Efflorescence on Pavers – Preparation for Removal
Good morning. Today we are going over efflorescence removal. First thing we want to do is get the pavers wet. This entire area here is suffering from what we call “efflorescence“. Simply, it’s just the calcium deposits making their way to the top. What expedites that is when it gets wet. The way to counter that is you actually have to use an acid. No pressure or anything like that is going to actually remove it. It takes a specific acid to neutralize and get rid of this.
First thing you want to do as a technician is to wet it all down. You never want to put the acid straight on dry surfaces, and never on glass, if you can. So if you are around an area that has a lot of glass, you want to make sure that glass is really, really wet. Then keep it wet, and try to prevent any acid from getting on there in the first place. But pavers are a little more friendly. We pretty much have wet down everything. The efflorescence was expedited by a lot of plants here, so they did a lot of watering. That constant water is what brought that calcium to the top.
The Removal Process
The process is relatively easy. After we have already wet it all down, you want to use your proper PPE, of course, the mask and gloves. Then we just treat it. This is our acid that we got specifically for efflorescence.
And when we got efflorescence – some keynotes to think of: You’ll know it’s efflorescence when you get it wet and it goes away. If you get it wet and it’s still really really white, that could be failed sealer. Sometimes the homeowners don’t know that the pavers had been sealed before. So you’ve got to do some test spots. So if you get the pavers wet and it goes away right away, then that is usually efflorescence, it’s not failed sealer. So, we already did a test spot during the estimate. So again, we are going to put this on. When it starts fizzing, that’s when you know it is working. We are going to put it on, we are going to let it sit for a couple of minutes. Then we are going to brush it with a stiff broom and then rinse and reapply as necessary. So, here we go…
You can see it’s fizzing up, so you know you got that efflorescence.
Again, you can see it fizzing up in areas. It looked really worse when it was really dry. So we have gotten a lot of moisture and rain lately. So these pavers are already pretty wet. You can still see it fizzing in some areas.
And when it is fizzing, that means it is working. You don’t ever want this to dry. So, you are going to put it on, again, let it sit for a couple of minutes, and then we are going to come back and broom it in with the brush, rinse it off with the power washer and then repeat as necessary. I find that usually, it takes somewhere between 1 to 3 attempts before you get a satisfactory result.
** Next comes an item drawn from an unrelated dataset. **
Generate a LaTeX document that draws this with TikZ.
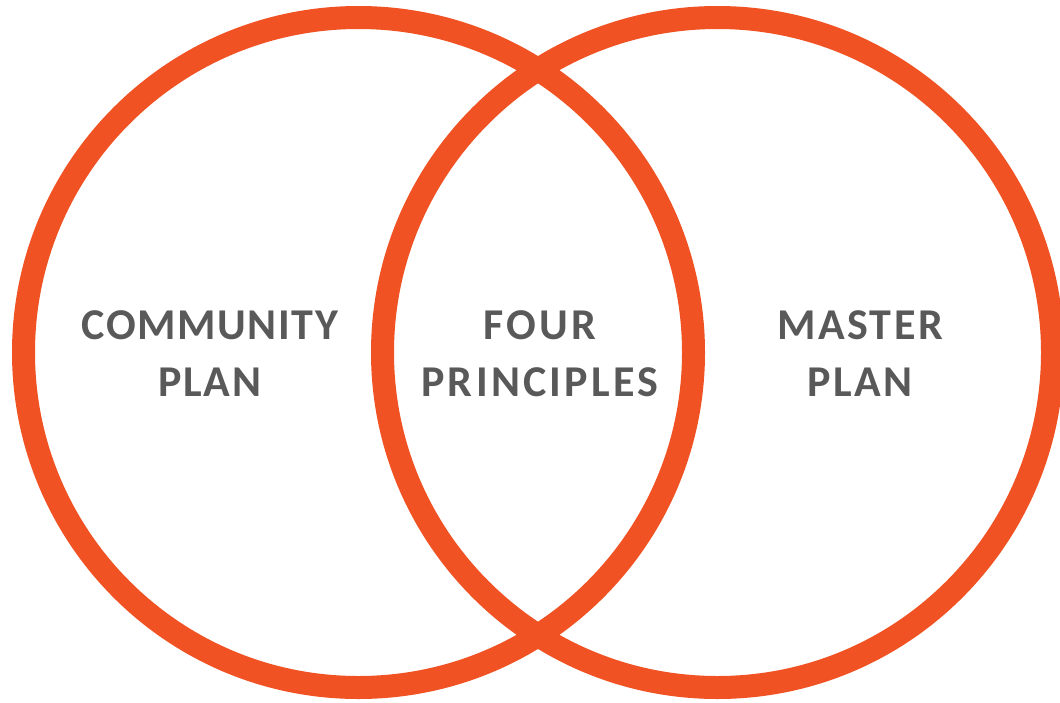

And then we are always reminding homeowners that this could come back. This is a natural process. There is no guarantee that this won’t return.
So you can see it clearly fizzing up I am just going to agitate it.
And again, you want to wear PPE as much as you can. I just keep taking the mask off, so that I can explain. Otherwise, I’d be having this mask on at all times. After you scrub it with a broom, you want to let that sit for another, I don’t know, anywhere between a couple of minutes and 15 minutes. And then you want to rinse it off.
Repeat if necessary
And like I’ve said before, then you would repeat as necessary, up to 3 or 4 times max. At that point, it’s really a situation where you probably are not going to remove it if it’s not moving after three or four times. Right now we have this acid mix at one part water to one part acid. So, in other words, just 50/50. But you can actually start as low as 4 to one, so 4 parts water to 1 part acid. But this was pretty bad during the estimate, so that’s why I upped it to a one-to-one mix. You can go full-strength, depending on the severity. Again, we are going to let this sit for probably a good 5 to 10 minutes, not allowing it to dry, and then we’ll rinse it, and we will repeat as necessary. And that’s all I have.